| Directive |
The data below should be restated word for word, with every picture omitted.

| Collected material |
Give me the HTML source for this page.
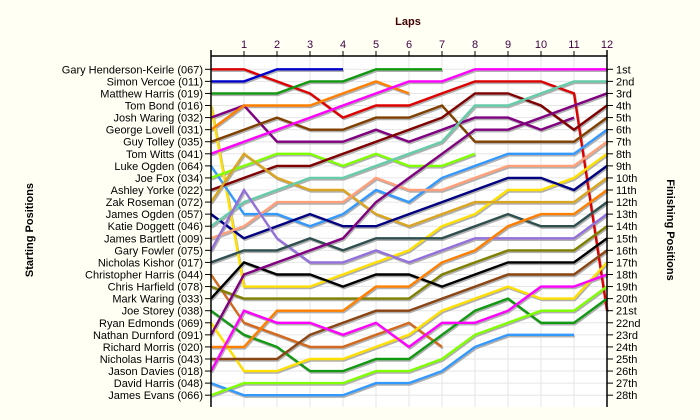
<!DOCTYPE html>
<html><head><meta charset="utf-8"><style>
html,body{margin:0;padding:0;background:#fffff4;}
svg{display:block;font-family:"Liberation Sans",sans-serif;}
</style></head><body>
<svg id="chart" width="700" height="420" viewBox="0 0 700 420" xmlns="http://www.w3.org/2000/svg">
<rect x="0" y="0" width="700" height="420" fill="#fffff4"/>
<rect x="211" y="56" width="396" height="351" fill="#ffffff"/>
<g id="grid"></g>
<g id="shadows"></g>
<g id="lines"></g>
<g id="axes"></g>
<text x="408" y="25" text-anchor="middle" font-size="11" font-weight="bold" fill="#400000">Laps</text>
<text transform="translate(33,230) rotate(-90)" text-anchor="middle" font-size="11" font-weight="bold" fill="#000">Starting Positions</text>
<text transform="translate(667,230) rotate(90)" text-anchor="middle" font-size="11" font-weight="bold" fill="#000">Finishing Positions</text>
</svg>
<script>
const drivers = ["Gary Henderson-Keirle (067)","Simon Vercoe (011)","Matthew Harris (019)","Tom Bond (016)","Josh Waring (032)","George Lovell (031)","Guy Tolley (035)","Tom Witts (041)","Luke Ogden (064)","Joe Fox (034)","Ashley Yorke (022)","Zak Roseman (072)","James Ogden (057)","Katie Doggett (046)","James Bartlett (009)","Gary Fowler (075)","Nicholas Kishor (017)","Christopher Harris (044)","Chris Harfield (078)","Mark Waring (033)","Joe Storey (038)","Ryan Edmonds (069)","Nathan Durnford (091)","Richard Morris (020)","Nicholas Harris (043)","Jason Davies (018)","David Harris (048)","James Evans (066)"];
const finishLabels = ["1st","2nd","3rd","4th","5th","6th","7th","8th","9th","10th","11th","12th","13th","14th","15th","16th","17th","18th","19th","20th","21st","22nd","23rd","24th","25th","26th","27th","28th"];
const lapTicks = [1,2,3,4,5,6,7,8,9,10,11,12];
const colors = ["#dd0000","#0000cc","#119911","#ffe000","#800080","#ff8000","#804000","#ff00ff","#3399ff","#80ff00","#800000","#daa520","#000080","#66ccaa","#ffa07a","#9370db","#2f4f4f","#d2691e","#808000","#000000","#119911","#ffe000","#800080","#ff8000","#8b4513","#ff00ff","#3399ff","#80ff00"];
const p01 = [1,1,2,3,5,4,4,3,2,2,2,3,21];
const p02 = [2,2,1,1,1];
const p03 = [3,3,3,2,2,1,1,1];
const p04 = [4,19,19,19,18,17,16,14,13,11,11,10,8];
const p05 = [5,4,7,7,7,6,7,6,5,5,6,5];
const p06 = [6,4,4,4,3,2,3];
const p07 = [7,6,5,6,6,5,5,4,7,7,7,7,5];
const p08 = [8,7,6,5,4,3,2,2,1,1,1,1,1];
const p09 = [9,13,13,14,13,11,12,10,9,8,8,8,6];
const p10 = [10,9,8,8,9,8,9,9,8];
const p11 = [11,10,9,9,8,7,6,5,3,3,4,6,4];
const p12 = [12,8,10,11,11,13,14,13,12,12,12,12,10];
const p13 = [13,15,14,13,14,14,13,12,11,10,10,11,9];
const p14 = [14,12,11,10,10,9,8,7,4,4,3,2,2];
const p15 = [15,14,12,12,12,10,11,11,10,9,9,9,7];
const p16 = [16,11,15,17,17,16,17,16,15,15,15,15,13];
const p17 = [17,16,16,15,16,15,15,15,14,13,14,14,12];
const p18 = [18,22,23,24,24,23,22,24];
const p19 = [19,20,20,20,20,20,20,18,17,16,16,16,14];
const p20 = [20,17,18,18,19,18,18,19,18,17,17,17,15];
const p21 = [21,23,24,26,26,25,25,23,21,20,22,22,20];
const p22 = [22,26,26,25,25,24,23,21,20,19,20,20,17];
const p23 = [23,18,17,16,15,12,10,8,6,6,5,4,3];
const p24 = [24,24,21,21,21,19,19,17,16,14,13,13,11];
const p25 = [25,25,25,23,22,21,21,20,19,18,18,18,16];
const p26 = [26,21,22,22,23,22,24,22,22,21,19,19,18];
const p27 = [27,28,28,28,28,27,27,26,24,23,23,23];
const p28 = [28,27,27,27,27,26,26,25,23,22,21,21,19];
const series = [p01,p02,p03,p04,p05,p06,p07,p08,p09,p10,p11,p12,p13,p14,p15,p16,p17,p18,p19,p20,p21,p22,p23,p24,p25,p26,p27,p28];

const NS="http://www.w3.org/2000/svg";
const X0=211, X1=607, Y0=69.3, DY=12.07, NL=12;
function xScale(l){return X0+(X1-X0)*l/NL;}
function yScale(p){return Y0+(p-1)*DY;}
function mk(tag,attrs,parent){const e=document.createElementNS(NS,tag);for(const k in attrs)e.setAttribute(k,attrs[k]);parent.appendChild(e);return e;}
const grid=document.getElementById('grid'),axes=document.getElementById('axes'),sh=document.getElementById('shadows'),ln=document.getElementById('lines');
for(let i=0;i<drivers.length;i++){
  const g=mk('line',{x1:X0,x2:X1,y1:yScale(i+1),y2:yScale(i+1),stroke:'#e6e6e6','stroke-width':1},grid);
  
  
}
for(const l of lapTicks){
  const g=mk('line',{x1:xScale(l),x2:xScale(l),y1:56,y2:407,stroke:'#e6e6e6','stroke-width':1},grid);
  
  
}
// axes
let a=mk('line',{x1:X0,x2:X0,y1:50,y2:407,stroke:'#000','stroke-width':1.5},axes);


a=mk('line',{x1:X1,x2:X1,y1:50,y2:407,stroke:'#000','stroke-width':1.5},axes);


a=mk('line',{x1:X0,x2:X1,y1:56,y2:56,stroke:'#000','stroke-width':1.5},axes);


for(const l of lapTicks){
  const t=mk('line',{x1:xScale(l),x2:xScale(l),y1:51,y2:56,stroke:'#000'},axes);
  
  
  const tx=mk('text',{x:xScale(l),y:48,'text-anchor':'middle','font-size':11,fill:'#400040'},axes);
  tx.textContent=l;
  
  
}
drivers.forEach((d,i)=>{
  const y=yScale(i+1);
  const t=mk('line',{x1:X0-6,x2:X0,y1:y,y2:y,stroke:'#000'},axes);
  
  
  const tx=mk('text',{x:X0-8,y:y+4,'text-anchor':'end','font-size':11,fill:'#000'},axes);
  tx.textContent=d;
  
  
});
finishLabels.forEach((f,i)=>{
  const y=yScale(i+1);
  const t=mk('line',{x1:X1,x2:X1+6,y1:y,y2:y,stroke:'#000'},axes);
  
  
  const tx=mk('text',{x:X1+9,y:y+4,'font-size':11,fill:'#000'},axes);
  tx.textContent=f;
  
  
});
series.forEach((s,i)=>{
  const pts=s.map((p,l)=>xScale(l).toFixed(1)+','+yScale(p).toFixed(1)).join(' ');
  const shp=mk('polyline',{points:pts,fill:'none',stroke:'#b0b0b0','stroke-width':2.2,'stroke-linejoin':'miter',transform:'translate(1,1.6)'},sh);
  
  
  const pl=mk('polyline',{points:pts,fill:'none',stroke:colors[i],'stroke-width':2.4,'stroke-linejoin':'miter'},ln);
  
  
});
</script>
</body></html>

| Task response |
Give me the HTML source for this page.
<!DOCTYPE html>
<html><head><meta charset="utf-8"><style>
html,body{margin:0;padding:0;background:#fffff4;}
svg{display:block;font-family:"Liberation Sans",sans-serif;}
</style></head><body>
<svg id="chart" width="700" height="420" viewBox="0 0 700 420" xmlns="http://www.w3.org/2000/svg">
<rect x="0" y="0" width="700" height="420" fill="#fffff4"/>
<rect x="211" y="56" width="396" height="351" fill="#ffffff"/>
<g id="grid"></g>
<g id="shadows"></g>
<g id="lines"></g>
<g id="axes"></g>
<text x="408" y="25" text-anchor="middle" font-size="11" font-weight="bold" fill="#400000">Laps</text>
<text transform="translate(33,230) rotate(-90)" text-anchor="middle" font-size="11" font-weight="bold" fill="#000">Starting Positions</text>
<text transform="translate(667,230) rotate(90)" text-anchor="middle" font-size="11" font-weight="bold" fill="#000">Finishing Positions</text>
</svg>
<script>
const drivers = ["Gary Henderson-Keirle (067)","Simon Vercoe (011)","Matthew Harris (019)","Tom Bond (016)","Josh Waring (032)","George Lovell (031)","Guy Tolley (035)","Tom Witts (041)","Luke Ogden (064)","Joe Fox (034)","Ashley Yorke (022)","Zak Roseman (072)","James Ogden (057)","Katie Doggett (046)","James Bartlett (009)","Gary Fowler (075)","Nicholas Kishor (017)","Christopher Harris (044)","Chris Harfield (078)","Mark Waring (033)","Joe Storey (038)","Ryan Edmonds (069)","Nathan Durnford (091)","Richard Morris (020)","Nicholas Harris (043)","Jason Davies (018)","David Harris (048)","James Evans (066)"];
const finishLabels = ["1st","2nd","3rd","4th","5th","6th","7th","8th","9th","10th","11th","12th","13th","14th","15th","16th","17th","18th","19th","20th","21st","22nd","23rd","24th","25th","26th","27th","28th"];
const lapTicks = [1,2,3,4,5,6,7,8,9,10,11,12];
const colors = ["#dd0000","#0000cc","#119911","#ffe000","#800080","#ff8000","#804000","#ff00ff","#3399ff","#80ff00","#800000","#daa520","#000080","#66ccaa","#ffa07a","#9370db","#2f4f4f","#d2691e","#808000","#000000","#119911","#ffe000","#800080","#ff8000","#8b4513","#ff00ff","#3399ff","#80ff00"];
const p01 = [1,1,2,3,5,4,4,3,2,2,2,3,21];
const p02 = [2,2,1,1,1];
const p03 = [3,3,3,2,2,1,1,1];
const p04 = [4,19,19,19,18,17,16,14,13,11,11,10,8];
const p05 = [5,4,7,7,7,6,7,6,5,5,6,5];
const p06 = [6,4,4,4,3,2,3];
const p07 = [7,6,5,6,6,5,5,4,7,7,7,7,5];
const p08 = [8,7,6,5,4,3,2,2,1,1,1,1,1];
const p09 = [9,13,13,14,13,11,12,10,9,8,8,8,6];
const p10 = [10,9,8,8,9,8,9,9,8];
const p11 = [11,10,9,9,8,7,6,5,3,3,4,6,4];
const p12 = [12,8,10,11,11,13,14,13,12,12,12,12,10];
const p13 = [13,15,14,13,14,14,13,12,11,10,10,11,9];
const p14 = [14,12,11,10,10,9,8,7,4,4,3,2,2];
const p15 = [15,14,12,12,12,10,11,11,10,9,9,9,7];
const p16 = [16,11,15,17,17,16,17,16,15,15,15,15,13];
const p17 = [17,16,16,15,16,15,15,15,14,13,14,14,12];
const p18 = [18,22,23,24,24,23,22,24];
const p19 = [19,20,20,20,20,20,20,18,17,16,16,16,14];
const p20 = [20,17,18,18,19,18,18,19,18,17,17,17,15];
const p21 = [21,23,24,26,26,25,25,23,21,20,22,22,20];
const p22 = [22,26,26,25,25,24,23,21,20,19,20,20,17];
const p23 = [23,18,17,16,15,12,10,8,6,6,5,4,3];
const p24 = [24,24,21,21,21,19,19,17,16,14,13,13,11];
const p25 = [25,25,25,23,22,21,21,20,19,18,18,18,16];
const p26 = [26,21,22,22,23,22,24,22,22,21,19,19,18];
const p27 = [27,28,28,28,28,27,27,26,24,23,23,23];
const p28 = [28,27,27,27,27,26,26,25,23,22,21,21,19];
const series = [p01,p02,p03,p04,p05,p06,p07,p08,p09,p10,p11,p12,p13,p14,p15,p16,p17,p18,p19,p20,p21,p22,p23,p24,p25,p26,p27,p28];

const NS="http://www.w3.org/2000/svg";
const X0=211, X1=607, Y0=69.3, DY=12.07, NL=12;
function xScale(l){return X0+(X1-X0)*l/NL;}
function yScale(p){return Y0+(p-1)*DY;}
function mk(tag,attrs,parent){const e=document.createElementNS(NS,tag);for(const k in attrs)e.setAttribute(k,attrs[k]);parent.appendChild(e);return e;}
const grid=document.getElementById('grid'),axes=document.getElementById('axes'),sh=document.getElementById('shadows'),ln=document.getElementById('lines');
for(let i=0;i<drivers.length;i++){
  const g=mk('line',{x1:X0,x2:X1,y1:yScale(i+1),y2:yScale(i+1),stroke:'#e6e6e6','stroke-width':1},grid);
  
  
}
for(const l of lapTicks){
  const g=mk('line',{x1:xScale(l),x2:xScale(l),y1:56,y2:407,stroke:'#e6e6e6','stroke-width':1},grid);
  
  
}
// axes
let a=mk('line',{x1:X0,x2:X0,y1:50,y2:407,stroke:'#000','stroke-width':1.5},axes);


a=mk('line',{x1:X1,x2:X1,y1:50,y2:407,stroke:'#000','stroke-width':1.5},axes);


a=mk('line',{x1:X0,x2:X1,y1:56,y2:56,stroke:'#000','stroke-width':1.5},axes);


for(const l of lapTicks){
  const t=mk('line',{x1:xScale(l),x2:xScale(l),y1:51,y2:56,stroke:'#000'},axes);
  
  
  const tx=mk('text',{x:xScale(l),y:48,'text-anchor':'middle','font-size':11,fill:'#400040'},axes);
  tx.textContent=l;
  
  
}
drivers.forEach((d,i)=>{
  const y=yScale(i+1);
  const t=mk('line',{x1:X0-6,x2:X0,y1:y,y2:y,stroke:'#000'},axes);
  
  
  const tx=mk('text',{x:X0-8,y:y+4,'text-anchor':'end','font-size':11,fill:'#000'},axes);
  tx.textContent=d;
  
  
});
finishLabels.forEach((f,i)=>{
  const y=yScale(i+1);
  const t=mk('line',{x1:X1,x2:X1+6,y1:y,y2:y,stroke:'#000'},axes);
  
  
  const tx=mk('text',{x:X1+9,y:y+4,'font-size':11,fill:'#000'},axes);
  tx.textContent=f;
  
  
});
series.forEach((s,i)=>{
  const pts=s.map((p,l)=>xScale(l).toFixed(1)+','+yScale(p).toFixed(1)).join(' ');
  const shp=mk('polyline',{points:pts,fill:'none',stroke:'#b0b0b0','stroke-width':2.2,'stroke-linejoin':'miter',transform:'translate(1,1.6)'},sh);
  
  
  const pl=mk('polyline',{points:pts,fill:'none',stroke:colors[i],'stroke-width':2.4,'stroke-linejoin':'miter'},ln);
  
  
});
</script>
</body></html>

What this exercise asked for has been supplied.